Stated goal - Scan the lines below for the string "code" and copy every one that has it.

Material -
>> start
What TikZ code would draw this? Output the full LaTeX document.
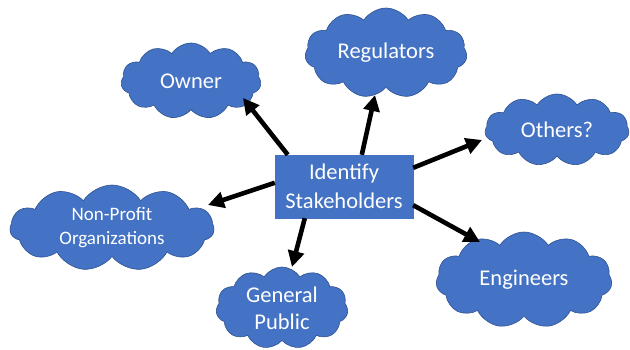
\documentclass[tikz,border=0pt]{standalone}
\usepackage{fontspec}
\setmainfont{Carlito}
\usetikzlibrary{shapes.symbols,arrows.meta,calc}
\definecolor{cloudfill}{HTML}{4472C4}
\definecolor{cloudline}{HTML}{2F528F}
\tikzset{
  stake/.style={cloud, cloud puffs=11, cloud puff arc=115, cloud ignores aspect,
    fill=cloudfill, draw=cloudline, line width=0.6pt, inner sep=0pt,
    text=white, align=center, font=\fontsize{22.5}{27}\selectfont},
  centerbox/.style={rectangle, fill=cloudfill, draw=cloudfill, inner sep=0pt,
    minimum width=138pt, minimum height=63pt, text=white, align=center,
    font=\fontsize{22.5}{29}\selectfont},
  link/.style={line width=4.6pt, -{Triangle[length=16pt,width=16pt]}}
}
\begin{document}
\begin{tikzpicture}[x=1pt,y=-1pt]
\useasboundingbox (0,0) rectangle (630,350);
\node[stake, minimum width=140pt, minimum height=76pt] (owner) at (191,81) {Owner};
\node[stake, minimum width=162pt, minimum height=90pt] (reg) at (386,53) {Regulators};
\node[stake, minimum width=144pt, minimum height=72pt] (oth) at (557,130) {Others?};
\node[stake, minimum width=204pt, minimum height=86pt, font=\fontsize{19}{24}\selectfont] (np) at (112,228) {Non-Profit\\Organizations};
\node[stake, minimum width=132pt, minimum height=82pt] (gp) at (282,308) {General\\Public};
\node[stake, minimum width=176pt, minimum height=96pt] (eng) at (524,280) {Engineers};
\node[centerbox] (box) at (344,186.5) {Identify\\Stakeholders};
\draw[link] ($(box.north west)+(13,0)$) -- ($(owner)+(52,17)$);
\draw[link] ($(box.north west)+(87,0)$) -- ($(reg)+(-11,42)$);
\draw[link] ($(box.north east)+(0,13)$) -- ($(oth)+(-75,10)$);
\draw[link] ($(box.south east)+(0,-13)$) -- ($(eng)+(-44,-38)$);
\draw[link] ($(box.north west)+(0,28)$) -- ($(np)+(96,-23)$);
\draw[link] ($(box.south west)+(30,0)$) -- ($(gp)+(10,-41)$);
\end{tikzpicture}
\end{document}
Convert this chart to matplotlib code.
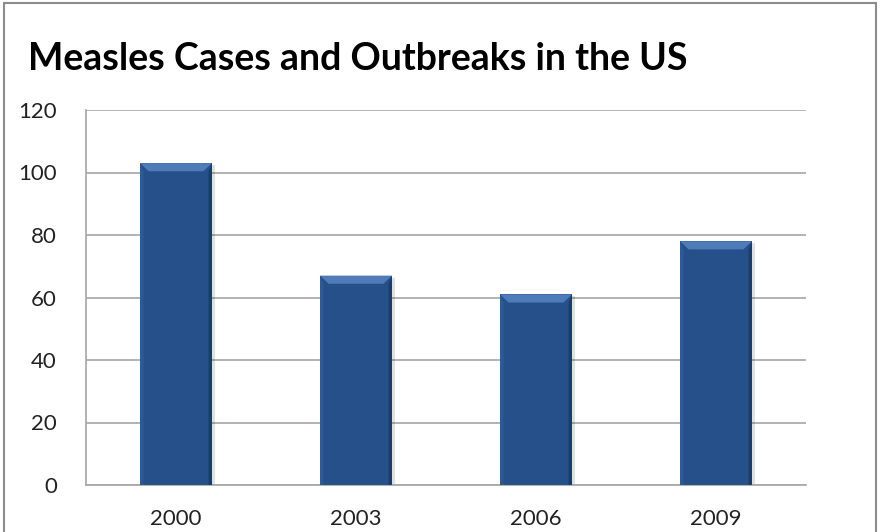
>> end
Finished task -
What TikZ code would draw this? Output the full LaTeX document.
Convert this chart to matplotlib code.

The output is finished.